Все в те дни были чрезвычайно добры. «Главный кнут» – организатор парламентской фракции – объяснял новым членам правила парламента и кнут-систему. Старожилы дали мне дельные советы о том, как работать с корреспонденцией. Еще они сказали мне, что мне не следует просто концентрироваться на масштабных вопросах типа внешней политики или финансов, но надо найти одну или две менее популярные темы, благодаря которым меня могут заметить. Еще одним хорошим практическим советом было найти себе «пару», которую я вскоре нашла в лице Чарли Пэннела, лейбориста, прошедшего в парламент от Лидс Вест[17]. Я познакомилась с ним несколько лет назад, когда он жил в Эрите, в моем старом избирательном округе Дартфорде. Он был как раз тем типом добродушного, порядочного лейбориста, который мне нравился.

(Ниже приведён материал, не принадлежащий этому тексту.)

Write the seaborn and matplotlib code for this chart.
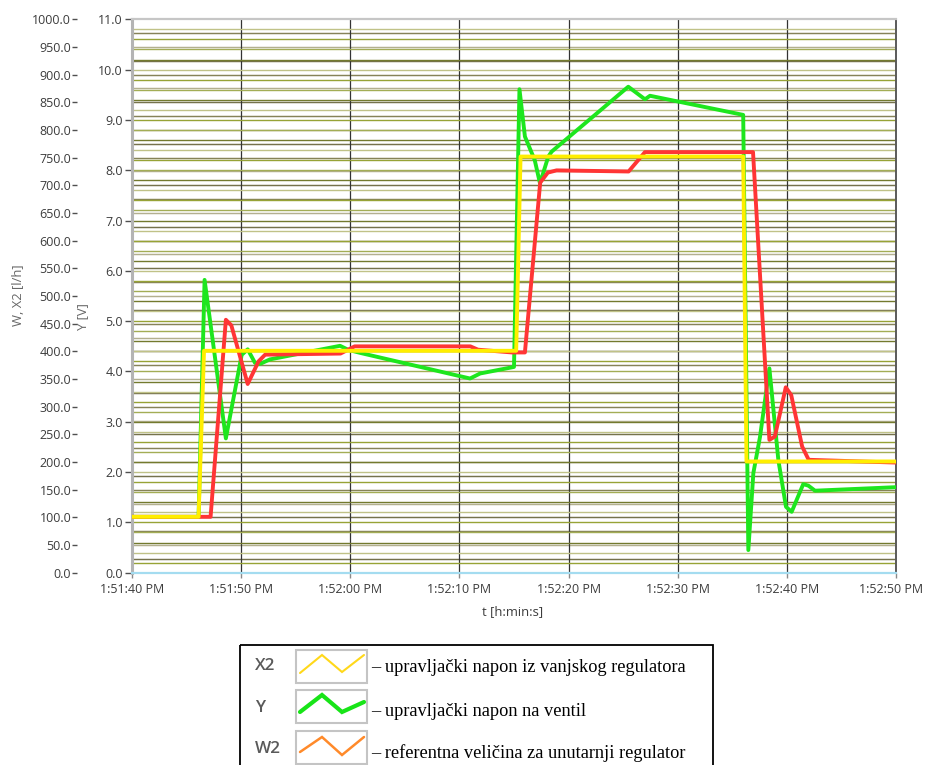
import numpy as np
import seaborn as sns
import matplotlib
matplotlib.use("Agg")
import matplotlib.pyplot as plt
from matplotlib.patches import Rectangle
from matplotlib.transforms import ScaledTranslation

# time in seconds after 1:51:40 PM
t_x2 = [0, 6.1, 6.6, 35.2, 35.6, 56.0, 56.3, 70]
x2 = [101, 101, 401, 401, 752, 752, 201, 201]  # l/h

t_w2 = [0, 7.2, 8.6, 9.1, 10.6, 11.6, 12.2, 19.1, 20.4, 31.0, 31.7, 34.8, 36.0,
        37.4, 38.1, 38.9, 45.5, 47.0, 56.9, 58.4, 58.9, 59.9, 60.4, 61.4, 62.0, 70]
w2 = [101, 101, 457, 447, 341, 382, 394, 396, 409, 409, 403, 398, 398,
      705, 723, 727, 725, 760, 760, 240, 246, 335, 321, 228, 204, 199]  # l/h

t_y = [0, 6.1, 6.65, 8.6, 10.05, 10.6, 11.27, 11.73, 12.64, 19.06, 19.82, 20.89,
       30.97, 31.9, 35.0, 35.5, 36.0, 36.9, 37.38, 38.14, 38.45, 45.47, 47.0, 47.46,
       56.0, 56.47, 56.93, 57.54, 58.4, 59.22, 59.92, 60.44, 61.5, 61.97, 62.58, 70]
y = [1.11, 1.11, 5.82, 2.67, 4.33, 4.44, 4.17, 4.15, 4.24, 4.51, 4.43, 4.37,
     3.86, 3.96, 4.09, 9.61, 8.67, 8.20, 7.74, 8.27, 8.37, 9.66, 9.41, 9.48,
     9.10, 0.45, 1.98, 2.70, 4.06, 2.24, 1.31, 1.21, 1.76, 1.73, 1.63, 1.70]  # V

x_ticks = [0, 10, 20, 30, 40, 50, 60, 70]
x_labels = ["1:51:40 PM", "1:51:50 PM", "1:52:00 PM", "1:52:10 PM",
            "1:52:20 PM", "1:52:30 PM", "1:52:40 PM", "1:52:50 PM"]

legend_keys = ["X2", "Y", "W2"]
legend_texts = ["\u2013 upravljački napon iz vanjskog regulatora",
                "\u2013 upravljački napon na ventil",
                "\u2013 referentna veličina za unutarnji regulator"]

sns.set_style("white")
plt.rcParams["font.family"] = ["Open Sans", "DejaVu Sans"]

W, H = 925, 765
fig = plt.figure(figsize=(W / 100, H / 100), dpi=100)
rect = [132 / W, 1 - 572.7 / H, 764 / W, 553.4 / H]

tick_col = "#3c3c3c"
fs = 9.0

# bottom layer: W scale with its grid and the time axis
ax_w = fig.add_axes(rect)
ax_w.set_xlim(0, 70)
ax_w.set_ylim(0, 1000)
w_grid_cols = ["#75724c", "#b3b08f", "#868358"]
for i, g in enumerate(np.arange(25, 1000, 25)):
    ax_w.axhline(g, color=w_grid_cols[i % 3], lw=1.05, zorder=1)
for xt in x_ticks[1:-1]:
    ax_w.axvline(xt, color="#333333", lw=0.9, zorder=1.2)
ax_w.set_yticks(np.arange(0, 1001, 50))
ax_w.set_yticklabels([f"{v:.1f}" for v in np.arange(0, 1001, 50)])
ax_w.spines["left"].set_position(("outward", 39.6))
for s in ax_w.spines.values():
    s.set_visible(False)
ax_w.tick_params(axis="y", left=True, length=3.4, width=1.0, pad=0.8,
                 colors="#505050", labelcolor=tick_col, labelsize=fs)
ax_w.set_xticks(x_ticks)
ax_w.set_xticklabels(x_labels)
ax_w.tick_params(axis="x", bottom=True, length=3.5, width=1.0, pad=4,
                 colors="#8a8a8a", labelcolor=tick_col, labelsize=fs)
last = ax_w.get_xticklabels()[-1]
last.set_transform(last.get_transform() + ScaledTranslation(-0.05, 0, fig.dpi_scale_trans))

# middle layer: Y scale (V) with grid and the Y signal
ax_v = ax_w.twinx()
ax_v.set_ylim(0, 11)
ax_v.set_xlim(0, 70)
v_grid_cols = ["#97a336", "#c0c288", "#737a2e", "#a3ad55"]
for i, g in enumerate(np.arange(0.2, 10.9, 0.2)):
    ax_v.axhline(g, color=v_grid_cols[i % 4], lw=1.0, zorder=1)
sns.lineplot(x=t_y, y=y, ax=ax_v, color="#1ee61e", lw=2.8, estimator=None,
             sort=False, zorder=3)
ax_v.yaxis.set_ticks_position("left")
ax_v.set_yticks(np.arange(0, 11.5, 1))
ax_v.set_yticklabels([f"{v:.1f}" for v in np.arange(0, 11.5, 1)])
ax_v.tick_params(axis="y", left=True, right=False, labelleft=True, labelright=False,
                 length=5, width=1.0, pad=1.5, colors="#505050",
                 labelcolor=tick_col, labelsize=fs)
ax_v.spines["left"].set_color("#b4b4b4")
ax_v.spines["left"].set_linewidth(2.2)
ax_v.spines["top"].set_color("#c6c6c6")
ax_v.spines["top"].set_linewidth(1.6)
ax_v.spines["right"].set_color("#5a5a5a")
ax_v.spines["right"].set_linewidth(1.4)
ax_v.spines["bottom"].set_color("#a4dcf0")
ax_v.spines["bottom"].set_linewidth(1.6)

# top layer: W2 and X2 in l/h
ax_t = ax_w.twinx()
ax_t.set_ylim(0, 1000)
ax_t.set_xlim(0, 70)
sns.lineplot(x=t_w2, y=w2, ax=ax_t, color="#ff3535", lw=2.8, estimator=None, sort=False)
sns.lineplot(x=t_x2, y=x2, ax=ax_t, color="#ffee00", lw=2.8, estimator=None, sort=False)
ax_t.yaxis.set_visible(False)
for s in ax_t.spines.values():
    s.set_visible(False)
for a in (ax_w, ax_v, ax_t):
    a.set_xlabel("")
    a.set_ylabel("")

fig.text(18 / W, 1 - 295 / H, "W, X2 [l/h]", rotation=90, ha="center", va="center",
         fontsize=9.4, color="#666666")
fig.text(83 / W, 1 - 317 / H, "Y [V]", rotation=90, ha="center", va="center",
         fontsize=9.4, color="#666666")
fig.text(513 / W, 1 - 612 / H, "t [h:min:s]", ha="center", va="center",
         fontsize=9.4, color=tick_col)

# legend panel drawn in pixel coordinates
lax = fig.add_axes([0, 0, 1, 1])
lax.set_xlim(0, W)
lax.set_ylim(H, 0)
lax.axis("off")
lax.add_patch(Rectangle((239.5, 645), 473, 135, fill=False, ec="black", lw=1.3))

swatch_cols = ["#ffd81a", "#18e418", "#ff8a2a"]
swatch_lw = [1.5, 3.0, 1.8]
swatch_top = [650, 690, 731]
zig_x = [300, 322, 342, 364]
zig_dy = [[23, 5, 22, 5], [22, 5, 22, 12], [21, 6, 24, 6]]
row_y = [666, 708, 749]
text_y = [667, 712, 753]
for k in range(3):
    lax.add_patch(Rectangle((296, swatch_top[k]), 71, 33, fc="white", ec="#c4c4c4", lw=1.5))
    lax.plot(zig_x, [swatch_top[k] + d for d in zig_dy[k]], color=swatch_cols[k],
             lw=swatch_lw[k], solid_joinstyle="miter")
    lax.text(255, row_y[k], legend_keys[k], ha="left", va="center", fontsize=12.3,
             fontweight="semibold", color="#5a5a5a")
    lax.text(371, text_y[k], legend_texts[k], ha="left", va="center", fontsize=13.2,
             family=["Liberation Serif", "DejaVu Serif"], color="black")

fig.savefig("out.png", dpi=100)
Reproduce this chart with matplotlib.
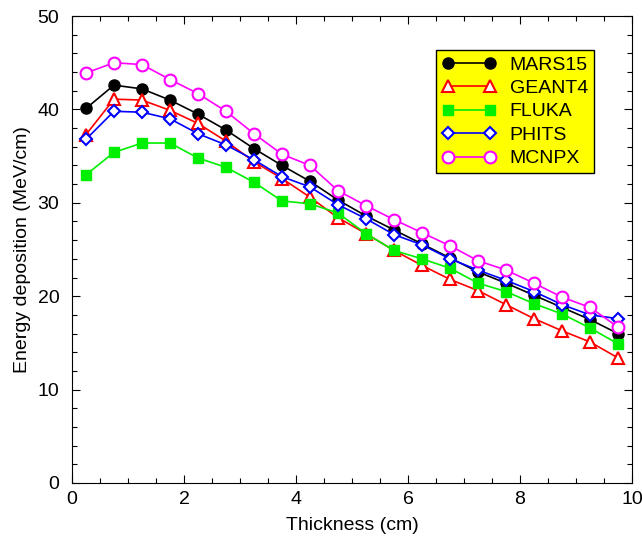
import matplotlib
matplotlib.use("Agg")
import matplotlib.pyplot as plt
from matplotlib.ticker import MultipleLocator

plt.rcParams['font.family'] = ['Liberation Sans', 'DejaVu Sans']

# bin centres along the target thickness (cm)
thickness = [0.25, 0.75, 1.25, 1.75, 2.25, 2.75, 3.25, 3.75, 4.25, 4.75,
             5.25, 5.75, 6.25, 6.75, 7.25, 7.75, 8.25, 8.75, 9.25, 9.75]

# energy deposition (MeV/cm)
mars15 = [40.1, 42.6, 42.2, 41.0, 39.5, 37.8, 35.8, 34.0, 32.3, 30.3,
          28.6, 27.1, 25.6, 24.1, 22.6, 21.4, 20.1, 18.8, 17.5, 16.0]
geant4 = [37.3, 41.1, 41.0, 39.9, 38.5, 36.6, 34.4, 32.6, 30.6, 28.4,
          26.7, 24.9, 23.3, 21.8, 20.6, 19.1, 17.6, 16.3, 15.1, 13.4]
fluka = [33.0, 35.4, 36.4, 36.4, 34.8, 33.8, 32.2, 30.2, 29.9, 28.9,
         26.7, 24.9, 24.0, 23.0, 21.4, 20.5, 19.2, 18.1, 16.6, 14.9]
phits = [36.8, 39.8, 39.7, 39.0, 37.4, 36.2, 34.6, 32.8, 31.7, 29.8,
         28.3, 26.6, 25.5, 24.0, 22.8, 21.7, 20.5, 19.1, 18.0, 17.6]
mcnpx = [43.9, 45.0, 44.8, 43.2, 41.7, 39.8, 37.4, 35.2, 34.0, 31.3,
         29.7, 28.2, 26.8, 25.4, 23.8, 22.8, 21.4, 19.9, 18.8, 16.7]

fig = plt.figure(figsize=(6.42, 5.36), dpi=100)
ax = fig.add_axes([0.1121, 0.0989, 0.8723, 0.8712])

ax.plot(thickness, mars15, color='black', lw=1.2, marker='o', ms=8,
        mfc='black', mec='black', label='MARS15')
ax.plot(thickness, geant4, color='red', lw=1.2, marker='^', ms=9,
        mfc='white', mec='red', mew=1.5, label='GEANT4')
ax.plot(thickness, fluka, color='#00ee00', lw=1.2, marker='s', ms=7.5,
        mfc='#00ee00', mec='#00ee00', label='FLUKA')
ax.plot(thickness, phits, color='blue', lw=1.2, marker='D', ms=6.5,
        mfc='white', mec='blue', mew=1.5, label='PHITS')
ax.plot(thickness, mcnpx, color='#ff00ff', lw=1.2, marker='o', ms=8.5,
        mfc='white', mec='#ff00ff', mew=1.5, label='MCNPX')

ax.set_xlim(0, 10)
ax.set_ylim(0, 50)
ax.xaxis.set_major_locator(MultipleLocator(2))
ax.xaxis.set_minor_locator(MultipleLocator(0.5))
ax.yaxis.set_major_locator(MultipleLocator(10))
ax.yaxis.set_minor_locator(MultipleLocator(2))
ax.tick_params(which='both', direction='in', top=True, right=True, labelsize=14)
ax.tick_params(which='major', length=6, width=0.8)
ax.tick_params(which='minor', length=3.5, width=0.8)
ax.tick_params(axis='x', pad=6)
ax.tick_params(axis='y', pad=9)

ax.set_xlabel('Thickness (cm)', fontsize=14, labelpad=6)
ax.set_ylabel('Energy deposition (MeV/cm)', fontsize=14, labelpad=5)

leg = ax.legend(loc='upper right', bbox_to_anchor=(0.932, 0.927), borderaxespad=0,
                numpoints=2, handlelength=2.8, handletextpad=0.7, labelspacing=0.3,
                fontsize=14, fancybox=False, framealpha=1, borderpad=0.3)
leg.get_frame().set_facecolor('yellow')
leg.get_frame().set_edgecolor('black')
leg.get_frame().set_linewidth(1.0)

fig.savefig('out.png', dpi=100)
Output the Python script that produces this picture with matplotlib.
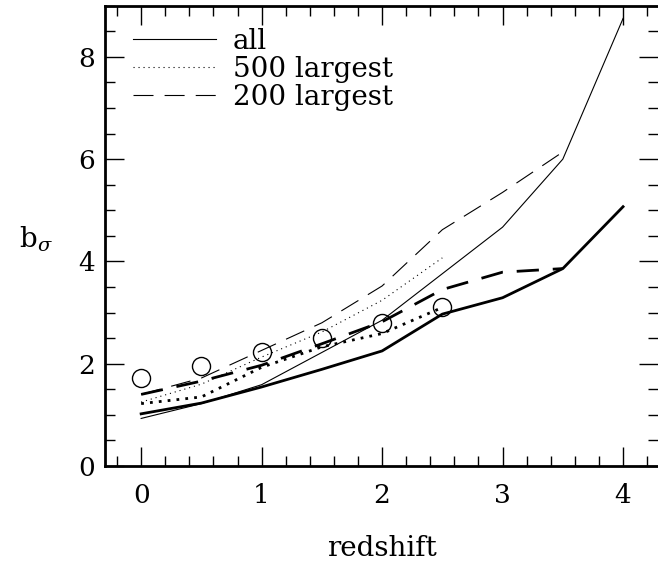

Вестминстерский дворец кажется непосвященному запутанным лабиринтом коридоров. У меня ушло достаточно времени, прежде чем я с легкостью начала в нем ориентироваться. В нем было несколько скромно обставленных комнат отдельно для двадцати пяти женщин – членов парламента, где я обычно работала за столом. Ни мой вкус, ни правила поведения не позволяли мне входить в курительную комнату. Мой исключительно квалифицированный секретарь Падди Виктор Смит сидел за столом в большом кабинете с другими секретарями, где мы работали с корреспонденцией избирательного округа. Но сердцем Палаты общин, даже больше, чем сейчас, была сама палата. Я давно знала, что ничто не может заменить времени, проведенного в ней. Заседания комитетов по финансам и внешней политике могли быть более информативными. Еженедельные заседания «Комитета 1922 года» могли быть более оживленными. Но лишь проникнувшись атмосферой Палаты общин настолько, что ее процедуры становятся второй натурой, а стиль ее дебатов – естественным, человек превращается в этот самый уважаемый вид английского политика – члена Палаты общин.